> _Instructions for the task_: Repeat the entries below exactly as they appear, with no pictures.

> _Task material_:
+ + + +

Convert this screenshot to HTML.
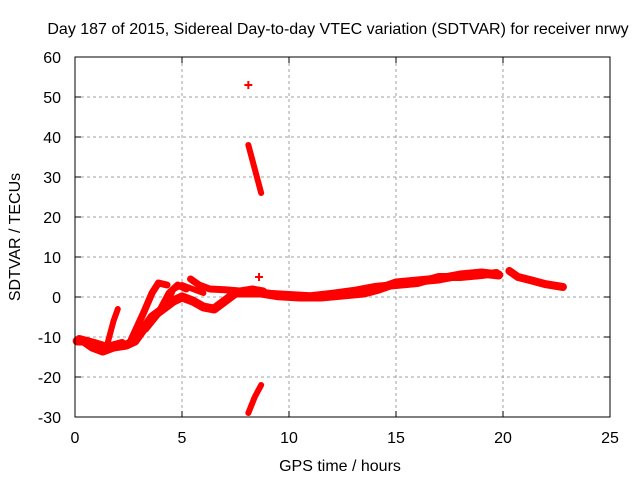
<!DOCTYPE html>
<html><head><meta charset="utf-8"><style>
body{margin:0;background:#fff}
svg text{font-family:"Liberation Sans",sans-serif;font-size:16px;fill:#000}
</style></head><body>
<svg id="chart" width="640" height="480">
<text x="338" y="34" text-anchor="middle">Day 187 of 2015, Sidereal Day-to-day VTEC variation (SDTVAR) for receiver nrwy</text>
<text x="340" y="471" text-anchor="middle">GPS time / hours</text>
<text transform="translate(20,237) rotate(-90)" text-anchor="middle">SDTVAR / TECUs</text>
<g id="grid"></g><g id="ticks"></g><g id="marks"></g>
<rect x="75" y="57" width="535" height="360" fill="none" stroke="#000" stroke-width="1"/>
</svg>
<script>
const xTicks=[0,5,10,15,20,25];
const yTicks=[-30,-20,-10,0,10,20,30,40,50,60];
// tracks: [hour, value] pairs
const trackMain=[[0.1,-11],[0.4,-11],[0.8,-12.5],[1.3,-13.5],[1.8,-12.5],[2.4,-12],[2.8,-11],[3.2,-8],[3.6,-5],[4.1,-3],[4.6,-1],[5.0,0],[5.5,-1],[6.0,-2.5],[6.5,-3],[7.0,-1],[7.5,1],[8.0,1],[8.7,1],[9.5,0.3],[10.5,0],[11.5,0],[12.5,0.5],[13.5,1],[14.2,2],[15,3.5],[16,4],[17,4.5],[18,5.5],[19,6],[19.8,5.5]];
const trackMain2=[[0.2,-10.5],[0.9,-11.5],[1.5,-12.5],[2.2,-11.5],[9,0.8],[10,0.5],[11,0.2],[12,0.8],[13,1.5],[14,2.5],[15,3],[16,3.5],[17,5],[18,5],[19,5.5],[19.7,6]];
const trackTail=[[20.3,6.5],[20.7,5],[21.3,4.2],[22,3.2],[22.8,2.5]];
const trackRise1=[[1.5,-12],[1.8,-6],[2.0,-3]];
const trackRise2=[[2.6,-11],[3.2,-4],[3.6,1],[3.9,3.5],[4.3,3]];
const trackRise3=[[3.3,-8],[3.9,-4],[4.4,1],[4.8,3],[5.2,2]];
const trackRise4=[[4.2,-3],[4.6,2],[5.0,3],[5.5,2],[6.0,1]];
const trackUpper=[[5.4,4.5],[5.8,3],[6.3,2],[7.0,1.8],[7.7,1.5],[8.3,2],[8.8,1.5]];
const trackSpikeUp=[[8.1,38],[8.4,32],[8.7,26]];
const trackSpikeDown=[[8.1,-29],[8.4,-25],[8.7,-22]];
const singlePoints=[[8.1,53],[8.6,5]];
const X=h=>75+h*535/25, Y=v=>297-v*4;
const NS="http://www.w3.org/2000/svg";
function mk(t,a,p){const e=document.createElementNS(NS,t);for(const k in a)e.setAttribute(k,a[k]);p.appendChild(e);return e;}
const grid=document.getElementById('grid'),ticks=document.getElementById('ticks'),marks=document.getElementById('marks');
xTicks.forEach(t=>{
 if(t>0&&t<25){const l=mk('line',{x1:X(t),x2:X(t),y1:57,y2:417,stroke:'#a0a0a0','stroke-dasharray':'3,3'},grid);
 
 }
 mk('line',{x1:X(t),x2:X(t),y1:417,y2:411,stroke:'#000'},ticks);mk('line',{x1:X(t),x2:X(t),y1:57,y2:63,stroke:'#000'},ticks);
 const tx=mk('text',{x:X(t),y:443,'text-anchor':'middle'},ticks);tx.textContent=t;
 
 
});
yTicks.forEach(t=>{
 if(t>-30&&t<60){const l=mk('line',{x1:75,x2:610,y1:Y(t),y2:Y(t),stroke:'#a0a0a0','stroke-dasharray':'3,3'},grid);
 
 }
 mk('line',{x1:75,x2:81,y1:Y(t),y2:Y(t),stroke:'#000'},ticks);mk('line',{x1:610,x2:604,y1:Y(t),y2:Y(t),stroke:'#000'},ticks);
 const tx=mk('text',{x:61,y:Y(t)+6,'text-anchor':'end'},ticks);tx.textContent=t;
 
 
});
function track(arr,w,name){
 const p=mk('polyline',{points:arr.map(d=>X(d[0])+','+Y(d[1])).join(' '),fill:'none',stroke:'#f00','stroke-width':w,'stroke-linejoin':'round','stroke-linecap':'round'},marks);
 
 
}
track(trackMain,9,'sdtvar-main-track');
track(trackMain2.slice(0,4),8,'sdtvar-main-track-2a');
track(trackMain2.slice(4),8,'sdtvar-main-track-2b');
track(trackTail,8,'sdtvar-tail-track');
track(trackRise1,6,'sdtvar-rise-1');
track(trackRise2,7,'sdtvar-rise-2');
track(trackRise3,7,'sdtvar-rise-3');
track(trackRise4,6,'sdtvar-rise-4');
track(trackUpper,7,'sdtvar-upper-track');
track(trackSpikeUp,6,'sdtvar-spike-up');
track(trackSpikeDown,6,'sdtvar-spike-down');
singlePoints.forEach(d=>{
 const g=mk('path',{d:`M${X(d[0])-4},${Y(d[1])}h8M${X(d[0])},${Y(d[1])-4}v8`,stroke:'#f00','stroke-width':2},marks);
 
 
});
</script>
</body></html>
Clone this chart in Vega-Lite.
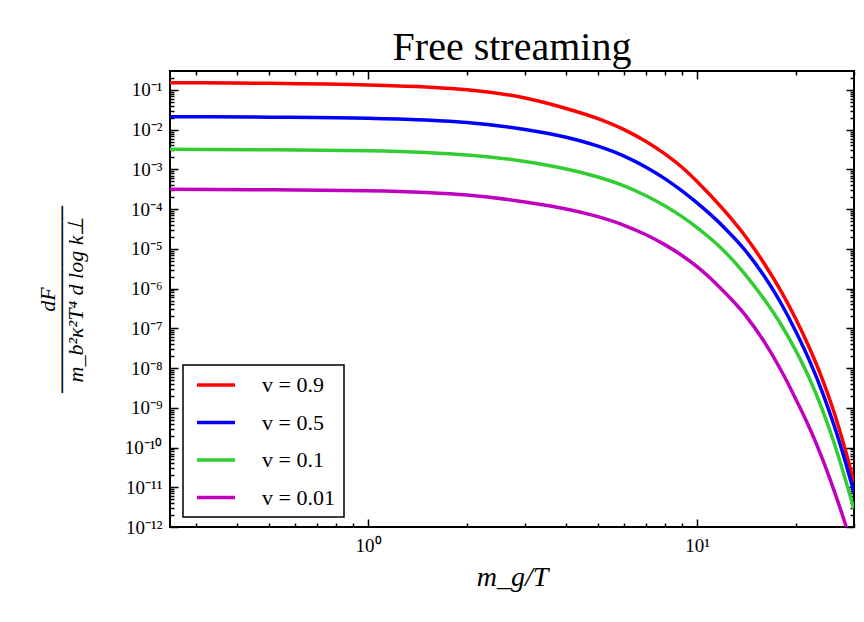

+ + + +

> _Result of the task_:
Convert this screenshot to HTML.
<!DOCTYPE html>
<html><head><meta charset="utf-8"><style>
body{margin:0;background:#fff}
svg text{font-family:"Liberation Sans",sans-serif;font-size:16px;fill:#000}
</style></head><body>
<svg id="chart" width="640" height="480">
<text x="338" y="34" text-anchor="middle">Day 187 of 2015, Sidereal Day-to-day VTEC variation (SDTVAR) for receiver nrwy</text>
<text x="340" y="471" text-anchor="middle">GPS time / hours</text>
<text transform="translate(20,237) rotate(-90)" text-anchor="middle">SDTVAR / TECUs</text>
<g id="grid"></g><g id="ticks"></g><g id="marks"></g>
<rect x="75" y="57" width="535" height="360" fill="none" stroke="#000" stroke-width="1"/>
</svg>
<script>
const xTicks=[0,5,10,15,20,25];
const yTicks=[-30,-20,-10,0,10,20,30,40,50,60];
// tracks: [hour, value] pairs
const trackMain=[[0.1,-11],[0.4,-11],[0.8,-12.5],[1.3,-13.5],[1.8,-12.5],[2.4,-12],[2.8,-11],[3.2,-8],[3.6,-5],[4.1,-3],[4.6,-1],[5.0,0],[5.5,-1],[6.0,-2.5],[6.5,-3],[7.0,-1],[7.5,1],[8.0,1],[8.7,1],[9.5,0.3],[10.5,0],[11.5,0],[12.5,0.5],[13.5,1],[14.2,2],[15,3.5],[16,4],[17,4.5],[18,5.5],[19,6],[19.8,5.5]];
const trackMain2=[[0.2,-10.5],[0.9,-11.5],[1.5,-12.5],[2.2,-11.5],[9,0.8],[10,0.5],[11,0.2],[12,0.8],[13,1.5],[14,2.5],[15,3],[16,3.5],[17,5],[18,5],[19,5.5],[19.7,6]];
const trackTail=[[20.3,6.5],[20.7,5],[21.3,4.2],[22,3.2],[22.8,2.5]];
const trackRise1=[[1.5,-12],[1.8,-6],[2.0,-3]];
const trackRise2=[[2.6,-11],[3.2,-4],[3.6,1],[3.9,3.5],[4.3,3]];
const trackRise3=[[3.3,-8],[3.9,-4],[4.4,1],[4.8,3],[5.2,2]];
const trackRise4=[[4.2,-3],[4.6,2],[5.0,3],[5.5,2],[6.0,1]];
const trackUpper=[[5.4,4.5],[5.8,3],[6.3,2],[7.0,1.8],[7.7,1.5],[8.3,2],[8.8,1.5]];
const trackSpikeUp=[[8.1,38],[8.4,32],[8.7,26]];
const trackSpikeDown=[[8.1,-29],[8.4,-25],[8.7,-22]];
const singlePoints=[[8.1,53],[8.6,5]];
const X=h=>75+h*535/25, Y=v=>297-v*4;
const NS="http://www.w3.org/2000/svg";
function mk(t,a,p){const e=document.createElementNS(NS,t);for(const k in a)e.setAttribute(k,a[k]);p.appendChild(e);return e;}
const grid=document.getElementById('grid'),ticks=document.getElementById('ticks'),marks=document.getElementById('marks');
xTicks.forEach(t=>{
 if(t>0&&t<25){const l=mk('line',{x1:X(t),x2:X(t),y1:57,y2:417,stroke:'#a0a0a0','stroke-dasharray':'3,3'},grid);
 
 }
 mk('line',{x1:X(t),x2:X(t),y1:417,y2:411,stroke:'#000'},ticks);mk('line',{x1:X(t),x2:X(t),y1:57,y2:63,stroke:'#000'},ticks);
 const tx=mk('text',{x:X(t),y:443,'text-anchor':'middle'},ticks);tx.textContent=t;
 
 
});
yTicks.forEach(t=>{
 if(t>-30&&t<60){const l=mk('line',{x1:75,x2:610,y1:Y(t),y2:Y(t),stroke:'#a0a0a0','stroke-dasharray':'3,3'},grid);
 
 }
 mk('line',{x1:75,x2:81,y1:Y(t),y2:Y(t),stroke:'#000'},ticks);mk('line',{x1:610,x2:604,y1:Y(t),y2:Y(t),stroke:'#000'},ticks);
 const tx=mk('text',{x:61,y:Y(t)+6,'text-anchor':'end'},ticks);tx.textContent=t;
 
 
});
function track(arr,w,name){
 const p=mk('polyline',{points:arr.map(d=>X(d[0])+','+Y(d[1])).join(' '),fill:'none',stroke:'#f00','stroke-width':w,'stroke-linejoin':'round','stroke-linecap':'round'},marks);
 
 
}
track(trackMain,9,'sdtvar-main-track');
track(trackMain2.slice(0,4),8,'sdtvar-main-track-2a');
track(trackMain2.slice(4),8,'sdtvar-main-track-2b');
track(trackTail,8,'sdtvar-tail-track');
track(trackRise1,6,'sdtvar-rise-1');
track(trackRise2,7,'sdtvar-rise-2');
track(trackRise3,7,'sdtvar-rise-3');
track(trackRise4,6,'sdtvar-rise-4');
track(trackUpper,7,'sdtvar-upper-track');
track(trackSpikeUp,6,'sdtvar-spike-up');
track(trackSpikeDown,6,'sdtvar-spike-down');
singlePoints.forEach(d=>{
 const g=mk('path',{d:`M${X(d[0])-4},${Y(d[1])}h8M${X(d[0])},${Y(d[1])-4}v8`,stroke:'#f00','stroke-width':2},marks);
 
 
});
</script>
</body></html>
Clone this chart in Vega-Lite.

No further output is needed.